Growth steady as car sales rise and industry optimistic


 

An expected slowing of GDP growth during the second quarter did nothing to dent industry sentiment, which hit a five-year high in July and domestic car sales, which surged by over 25 percent, as most economic indicators support an optimistic view of the Thai economy despite modest quarterly fluctuations.

Thailand’s economy grew by 4.6 percent during the second quarter of 2018, which was slightly higher than the 4.5 percent forecast by a Reuters poll of analysts, but lower than the 4.9 percent registered for the first quarter. Several analysts said they believed Thailand’s export growth would slow in coming quarters, but not because of any lack of competitiveness on Thailand’s part. They expect trade frictions involving other countries to act as a drag on global growth and demand and that would affect the Kingdom’s prospects.

Exports growth remained robust, nonetheless, in July, the first month of the third quarter. The Commerce Ministry reported last week that customs-cleared exports rose 8.3 percent year-on-year in July, reeling in $20.2 billion, after growing 8.2 percent in June and 11.4 percent in May. That represented the 17th straight month of export growth, and the totals for the first seven months of this year were the highest in seven years.

The performance of the economy pushed the Thai Industries Sentiment Index to its highest level in 62 months in July, according to the Federation of Thai Industries, which publishes the results.

“The purchasing power of the agricultural sector was reflected in a growth of overall orders and sales nationwide, in particular, cars, motorcycles, machinery, steel products and electrical appliances,” said Supant Mongkolsuthree, chairman of the Federation.

Car sales have been surging.
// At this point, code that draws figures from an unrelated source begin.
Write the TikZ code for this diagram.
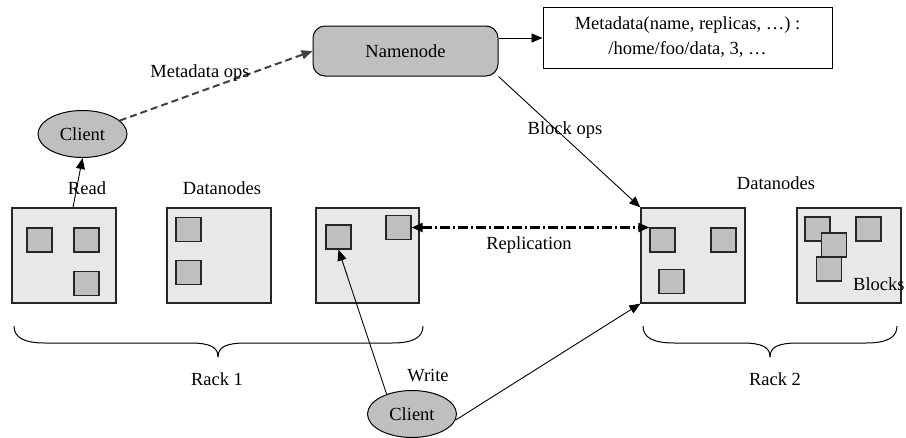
\documentclass[tikz,border=0pt]{standalone}
\usepackage{fontspec}
\setmainfont{Liberation Serif}
\usetikzlibrary{arrows.meta,shapes.geometric}
\begin{document}
\begin{tikzpicture}[x=1pt,y=-1pt,
  every node/.style={font=\fontsize{18.5}{25}\selectfont},
  lbl/.style={inner sep=0pt},
  dn/.style={draw=black!85, line width=1.3pt, fill=gray!18, minimum width=104pt, minimum height=95pt, inner sep=0pt},
  blk/.style={draw=black!85, line width=1.3pt, fill=gray!50, minimum width=25pt, minimum height=24pt, inner sep=0pt},
  client/.style={ellipse, draw=black, line width=1pt, fill=gray!50, minimum width=89pt, minimum height=47pt, inner sep=0pt},
  arr/.style={-{Triangle[length=11pt,width=9pt]}, line width=0.9pt},
  brace/.style={line width=1pt}
]
\useasboundingbox (0,0) rectangle (906,437);

% Namenode and metadata
\node[draw=black, line width=1pt, fill=gray!50, rounded corners=12pt, minimum width=185pt, minimum height=50pt, inner sep=0pt] (nn) at (405.5,51) {Namenode};
\node[draw=black, line width=1pt, fill=white, minimum width=289pt, minimum height=61pt, align=center, inner sep=0pt] (meta) at (687.5,37.5) {Metadata(name, replicas, …) :\\/home/foo/data, 3, …};

% Clients
\node[client] (c1) at (82.5,134) {Client};
\node[client] (c2) at (412,414) {Client};

% Datanodes
\node[dn] (d1) at (64,255.5) {};
\node[dn] (d2) at (219,255.5) {};
\node[dn, minimum width=103pt] (d3) at (367.5,255.5) {};
\node[dn] (d4) at (693,255.5) {};
\node[dn] (d5) at (849,255.5) {};

% Blocks
\node[blk] (b1a) at (39.5,240) {};
\node[blk] (b1b) at (86.5,240) {};
\node[blk] (b1c) at (86.5,283.5) {};
\node[blk] (b2a) at (188.5,229.5) {};
\node[blk] (b2b) at (188.5,272.5) {};
\node[blk] (b3a) at (338.5,237) {};
\node[blk] (b3b) at (398.5,227.5) {};
\node[blk] (b4a) at (662.5,240) {};
\node[blk] (b4b) at (723.5,240) {};
\node[blk] (b4c) at (671.5,281.5) {};
\node[blk] (b5a) at (817.5,229) {};
\node[blk] (b5b) at (868.5,229) {};
\node[blk] (b5c) at (834,245) {};
\node[blk] (b5d) at (829,269) {};

% Connectors
\draw[arr] ([yshift=13pt]nn.east) -- ([yshift=13pt]nn.east -| meta.west);
\draw[arr, black!75, line width=2pt, dash pattern=on 7pt off 4pt] (c1) -- (nn.west);
\draw[arr] ([xshift=9pt]d1.north) -- (c1.south);
\draw[arr] (nn.south east) -- (d4.north west);
\draw[{Triangle[length=11pt,width=9pt]}-{Triangle[length=11pt,width=9pt]}, line width=2.2pt, dash pattern=on 10pt off 3pt on 2pt off 3pt] (b3b.east) -- (b3b.east -| b4a.west);
\draw[arr] (c2.142) -- (b3a.south);
\draw[arr] (c2.-8) -- (d4.south west);

% Braces
\draw[brace] (14,326) .. controls (14,338) and (25,343) .. (45,343) -- (190,343) .. controls (210,343) and (218,347) .. (218,357);
\draw[brace] (423,326) .. controls (423,338) and (412,343) .. (392,343) -- (246,343) .. controls (226,343) and (218,347) .. (218,357);
\draw[brace] (643,326) .. controls (643,338) and (654,343) .. (674,343) -- (742,343) .. controls (762,343) and (770,347) .. (770,357);
\draw[brace] (897,326) .. controls (897,338) and (886,343) .. (866,343) -- (798,343) .. controls (778,343) and (770,347) .. (770,357);

% Labels
\node[lbl] (lmo) at (200,73) {Metadata ops};
\node[lbl] (lread) at (87,188) {Read};
\node[lbl] (ldn1) at (222,188) {Datanodes};
\node[lbl] (ldn2) at (776,183) {Datanodes};
\node[lbl] (lbo) at (565,130) {Block ops};
\node[lbl] (lrep) at (529,245) {Replication};
\node[lbl] (lwr) at (428,376) {Write};
\node[lbl] (lr1) at (217,379) {Rack 1};
\node[lbl] (lr2) at (775,379) {Rack 2};
\node[lbl, anchor=west] (lblk) at (853,284) {Blocks};
\end{tikzpicture}
\end{document}
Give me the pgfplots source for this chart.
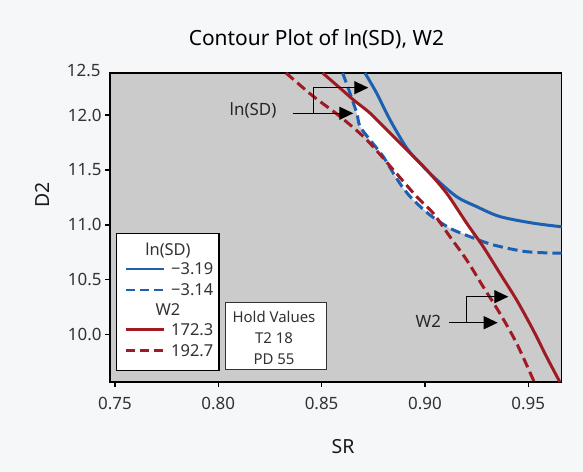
\documentclass[border=0pt]{standalone}
\usepackage{fontspec}
\setmainfont{Noto Sans}
\usepackage{pgfplots}
\pgfplotsset{compat=1.18}
\usetikzlibrary{arrows.meta}
\definecolor{bgout}{RGB}{246,247,249}
\definecolor{plotgray}{RGB}{203,203,203}
\definecolor{cblue}{RGB}{28,96,178}
\definecolor{cred}{RGB}{160,26,36}
\definecolor{txt}{RGB}{50,50,50}
\pgfplotstableread{
x y
0.8710 12.383
0.8766 12.201
0.8831 11.957
0.8912 11.699
0.8976 11.562
0.9040 11.440
0.9153 11.257
0.9250 11.166
0.9363 11.075
0.9524 11.015
0.9662 10.982
}\bluesolid
\pgfplotstableread{
x y
0.8602 12.383
0.8637 12.201
0.8670 12.018
0.8686 11.896
0.8734 11.775
0.8798 11.622
0.8847 11.471
0.8895 11.334
0.8944 11.227
0.9024 11.090
0.9121 10.969
0.9218 10.892
0.9331 10.817
0.9492 10.755
0.9662 10.741
}\bluedashed
\pgfplotstableread{
x y
0.8505 12.383
0.8589 12.246
0.8653 12.140
0.8734 12.018
0.8815 11.866
0.8912 11.683
0.9008 11.501
0.9105 11.288
0.9202 11.015
0.9282 10.801
0.9363 10.558
0.9444 10.315
0.9524 10.041
0.9589 9.797
0.9653 9.568
}\redsolid
\pgfplotstableread{
x y
0.8328 12.383
0.8460 12.170
0.8589 11.987
0.8718 11.775
0.8847 11.501
0.8960 11.257
0.9040 11.106
0.9121 10.892
0.9202 10.680
0.9282 10.436
0.9363 10.193
0.9444 9.920
0.9529 9.568
}\reddashed
\begin{document}
\begin{tikzpicture}
\fill[bgout] (-110bp,-90bp) rectangle (473bp,382bp);
\useasboundingbox (-110bp,-90bp) rectangle (473bp,382bp);
\begin{axis}[
  at={(0,0)}, anchor=south west,
  scale only axis, width=451.7bp, height=309bp,
  xmin=0.7476, xmax=0.9662, ymin=9.568, ymax=12.383,
  axis background/.style={fill=plotgray},
  axis line style={black, line width=1.4bp},
  tick align=outside, tick pos=left,
  major tick length=5bp,
  tick style={black, line width=1.4bp},
  xtick={0.75,0.80,0.85,0.90,0.95},
  ytick={10.0,10.5,11.0,11.5,12.0},
  xticklabel style={/pgf/number format/fixed, /pgf/number format/fixed zerofill, /pgf/number format/precision=2, yshift=-7bp},
  yticklabel style={/pgf/number format/fixed, /pgf/number format/fixed zerofill, /pgf/number format/precision=1},
  /pgf/number format/assume math mode=true,
  ticklabel style={font=\fontsize{17}{20}\selectfont, text=txt},
  xlabel={SR}, ylabel={D2},
  xlabel style={at={(axis description cs:0.516,-0.21)}, anchor=center, font=\fontsize{19.5}{22}\selectfont, text=black!90},
  ylabel style={at={(axis description cs:-0.1505,0.605)}, anchor=center, font=\fontsize{19.5}{22}\selectfont, text=black!90},
  title={Contour Plot of ln(SD), W2},
  title style={at={(axis description cs:0.457,1.0906)}, anchor=center, font=\fontsize{21}{24}\selectfont, text=black},
  clip=true,
]
\addplot[fill=white, draw=none] coordinates {
(0.8652,12.140) (0.8734,12.018) (0.8815,11.866) (0.8912,11.683) (0.9008,11.501)
(0.9105,11.288) (0.9202,11.015) (0.9225,10.930) (0.9232,10.885)
(0.9121,10.969) (0.9024,11.090) (0.8944,11.227) (0.8895,11.334) (0.8847,11.471)
(0.8798,11.622) (0.8734,11.775) (0.8686,11.896) (0.8670,12.018)} -- cycle;
\addplot[cblue, line width=3bp, smooth, tension=0.5] table[x=x,y=y] {\bluesolid};
\addplot[cblue, line width=3bp, smooth, tension=0.5, dash pattern=on 10bp off 5bp] table[x=x,y=y] {\bluedashed};
\addplot[cred, line width=3bp, smooth, tension=0.5] table[x=x,y=y] {\redsolid};
\addplot[cred, line width=3bp, smooth, tension=0.5, dash pattern=on 10bp off 5bp] table[x=x,y=y] {\reddashed};
\end{axis}
% 12.5 label at top
\node[anchor=east, text=txt, font=\fontsize{17}{20}\selectfont] at (-6bp,312bp) {12.5};
% annotations
\node[font=\fontsize{17}{20}\selectfont, text=black!85] at (143bp,272bp) {ln(SD)};
\draw[black, line width=1.3bp, -{Triangle[length=14bp,width=13bp]}] (182.7bp,268.7bp) -- (243.3bp,268.7bp);
\draw[black, line width=1.3bp, -{Triangle[length=14bp,width=13bp]}] (203.3bp,268.7bp) -- (203.3bp,294.3bp) -- (258.3bp,294.3bp);
\node[font=\fontsize{17}{20}\selectfont, text=black!85] at (318.3bp,61bp) {W2};
\draw[black, line width=1.3bp, -{Triangle[length=14bp,width=13bp]}] (339bp,59.3bp) -- (387.7bp,59.3bp);
\draw[black, line width=1.3bp, -{Triangle[length=14bp,width=13bp]}] (356.7bp,59.3bp) -- (356.7bp,85.3bp) -- (398.3bp,85.3bp);
% legend box
\draw[black, line width=1.3bp, fill=white] (6.7bp,11.3bp) rectangle (109bp,148.7bp);
\begin{scope}[every node/.style={font=\fontsize{16.5}{19}\selectfont, text=txt, inner sep=0pt}]
\node at (58bp,131bp) {ln(SD)};
\draw[cblue, line width=2.8bp] (16bp,113bp) -- (54.3bp,113bp);
\node[anchor=west] at (61bp,113bp) {−3.19};
\draw[cblue, line width=2.8bp, dash pattern=on 9bp off 5bp] (16bp,92bp) -- (54.3bp,92bp);
\node[anchor=west] at (61bp,92bp) {−3.14};
\node at (58bp,72bp) {W2};
\draw[cred, line width=2.8bp] (16bp,52.7bp) -- (54.3bp,52.7bp);
\node[anchor=west] at (61bp,52.7bp) {172.3};
\draw[cred, line width=2.8bp, dash pattern=on 9bp off 5bp] (16bp,31.3bp) -- (54.3bp,31.3bp);
\node[anchor=west] at (61bp,31.3bp) {192.7};
\end{scope}
% hold values box
\draw[black!80, line width=1bp, fill=white] (115.7bp,12bp) rectangle (216bp,79.7bp);
\begin{scope}[every node/.style={font=\fontsize{15}{18}\selectfont, text=txt, inner sep=0pt}]
\node at (164bp,65.3bp) {Hold Values};
\node at (164bp,44.3bp) {T2 18};
\node at (164bp,23bp) {PD 55};
\end{scope}
\end{tikzpicture}
\end{document}
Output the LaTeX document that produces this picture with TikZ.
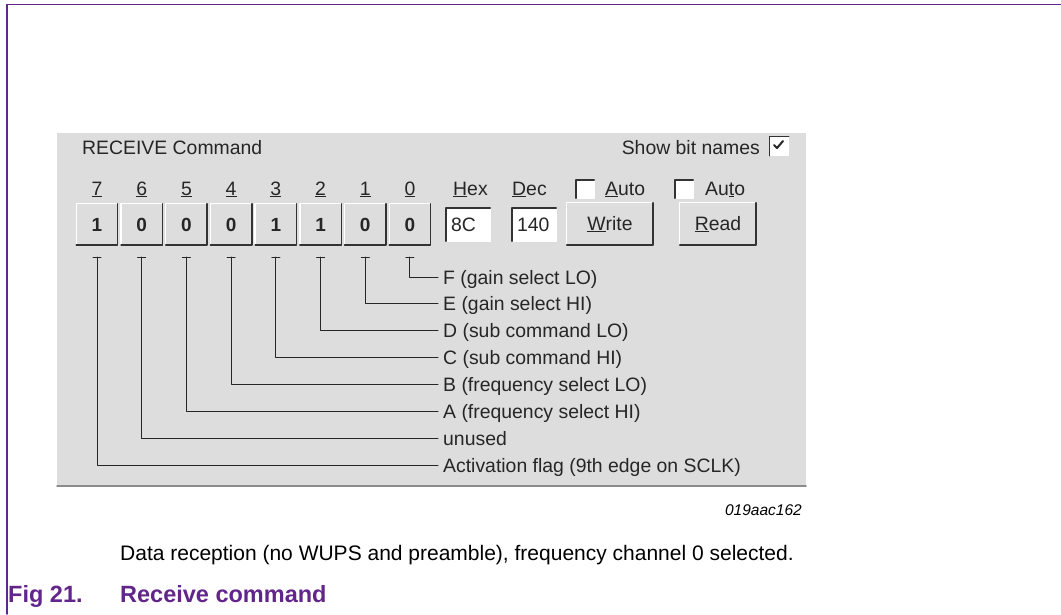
\documentclass[tikz,border=0pt]{standalone}
\usepackage{fontspec}
\setmainfont{Liberation Sans}
\usetikzlibrary{positioning}
\definecolor{figpurple}{RGB}{98,37,138}
\definecolor{panelgray}{RGB}{221,221,221}
\definecolor{guitext}{RGB}{38,38,38}
\tikzset{
  guifont/.style={font=\fontsize{19.4}{22}\selectfont, text=guitext, inner sep=0pt},
  bitbtn/.style={minimum width=41pt, minimum height=41pt, inner sep=0pt,
    font=\fontsize{19}{22}\selectfont\bfseries, text=guitext},
  cmdbtn/.style={guifont, minimum height=42pt},
  fieldbox/.style={guifont, fill=white, minimum height=33pt, text width=34pt,
    inner xsep=5pt, inner ysep=0pt, align=left},
  chkbox/.style={fill=white, minimum size=19pt, inner sep=0pt},
  bitlabel/.style={guifont, anchor=west, inner xsep=5pt, text height=14pt, text depth=0pt},
  wire/.style={guitext, line width=1pt}
}
% raised / sunken 3D edges of a node
\newcommand\raisededge[1]{%
  \draw[white, line width=1.3pt] (#1.south west) |- (#1.north east);
  \draw[black!80, line width=1.5pt] (#1.south west) -| (#1.north east);}
\newcommand\sunkenedge[1]{%
  \draw[white, line width=1.3pt] (#1.south west) -| (#1.north east);
  \draw[black!80, line width=1.5pt] (#1.south west) |- (#1.north east);}
\begin{document}
\begin{tikzpicture}[x=1pt, y=-1pt, line join=round, line cap=round]
\useasboundingbox (0,0) rectangle (1061,614);
\draw[figpurple, line width=1.5pt] (7,614) -- (7,4.5) -- (1061,4.5);
% window panel
\fill[panelgray] (57,133) rectangle (806,486);
\draw[black!45, line width=1.5pt] (57,486) -- (806,486);
\node[guifont, anchor=base west] (title) at (82,154) {RECEIVE Command};
\node[guifont, anchor=base east] (showtxt) at (760,154) {Show bit names};
\node[chkbox] (showchk) at (779,146) {};
\sunkenedge{showchk}
\draw[guitext, line width=2pt] ([xshift=-5pt, yshift=1pt]showchk.center) -- ++(3,3) -- ++(6,-7);
% bits
\foreach \i/\v in {7/1,6/0,5/0,4/0,3/1,2/1,1/0,0/0}{
  \pgfmathsetmacro\bx{97+44.71*(7-\i)}
  \node[guifont, anchor=base] (num\i) at (\bx,195) {\underline{\i}};
  \node[bitbtn] (bit\i) at (\bx,224.5) {\v};
  \raisededge{bit\i}
  \coordinate (tk\i) at (\bx,257);
  \draw[wire] (tk\i) ++(-4,0) -- ++(8,0);
}
% hex / dec fields
\node[guifont, anchor=base west] (hexlbl) at (453,195) {\underline{H}ex};
\node[guifont, anchor=base west] (declbl) at (512,195) {\underline{D}ec};
\node[fieldbox] (hexbox) at (468,224.5) {8C};
\node[fieldbox] (decbox) at (534,224.5) {140};
\sunkenedge{hexbox}
\sunkenedge{decbox}
\node[chkbox, minimum size=18pt] (autow) at (585,189) {};
\node[chkbox, minimum size=18pt] (autor) at (684,189) {};
\sunkenedge{autow}
\sunkenedge{autor}
\node[guifont, anchor=base west] (autowtxt) at (605,195) {\underline{A}uto};
\node[guifont, anchor=base west] (autortxt) at (705,195) {Au\underline{t}o};
\node[cmdbtn, minimum width=86pt] (write) at (610,224) {\underline{W}rite};
\node[cmdbtn, minimum width=76pt] (read) at (718,224) {\underline{R}ead};
\raisededge{write}
\raisededge{read}
% bit names
\foreach \i/\txt in {0/F (gain select LO), 1/E (gain select HI), 2/D (sub command LO),
  3/C (sub command HI), 4/B (frequency select LO), 5/A (frequency select HI),
  6/unused, 7/Activation flag (9th edge on SCLK)}{
  \node[bitlabel] (lbl\i) at (438,{277+26.9*\i}) {\txt};
  \draw[wire] (tk\i) |- (lbl\i.west);
}
\node[font=\fontsize{15.5}{18}\selectfont\itshape, anchor=base east, inner sep=0pt] (figid) at (802,515) {019aac162};
\node[font=\fontsize{21}{24}\selectfont, anchor=base west, inner sep=0pt] (caption) at (120,560)
  {Data reception (no WUPS and preamble), frequency channel 0 selected.};
\node[font=\fontsize{23.5}{26}\selectfont\bfseries, text=figpurple, anchor=base west, inner sep=0pt] (figtitle) at (8,602)
  {\makebox[112pt][l]{Fig 21.}Receive command};
\end{tikzpicture}
\end{document}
Domestic car sales rose 25.7 percent in July compared to the same month a year earlier, reaching to 81,946 units, after a 25.9 percent increase in June, the Federation of Thai Industries said. Car sales are an indicator of how confident consumers are in the outlook for the economy and their own earnings.

The business community still has some reasons for caution and concern. Rising oil prices, the possibility of flooding during monsoon season, and recent signals by the central bank that interest rates may soon start to rise were all mentioned by respondents to the Federation survey.

“We must also prepare a backup plan for a global trade war,” Supant said.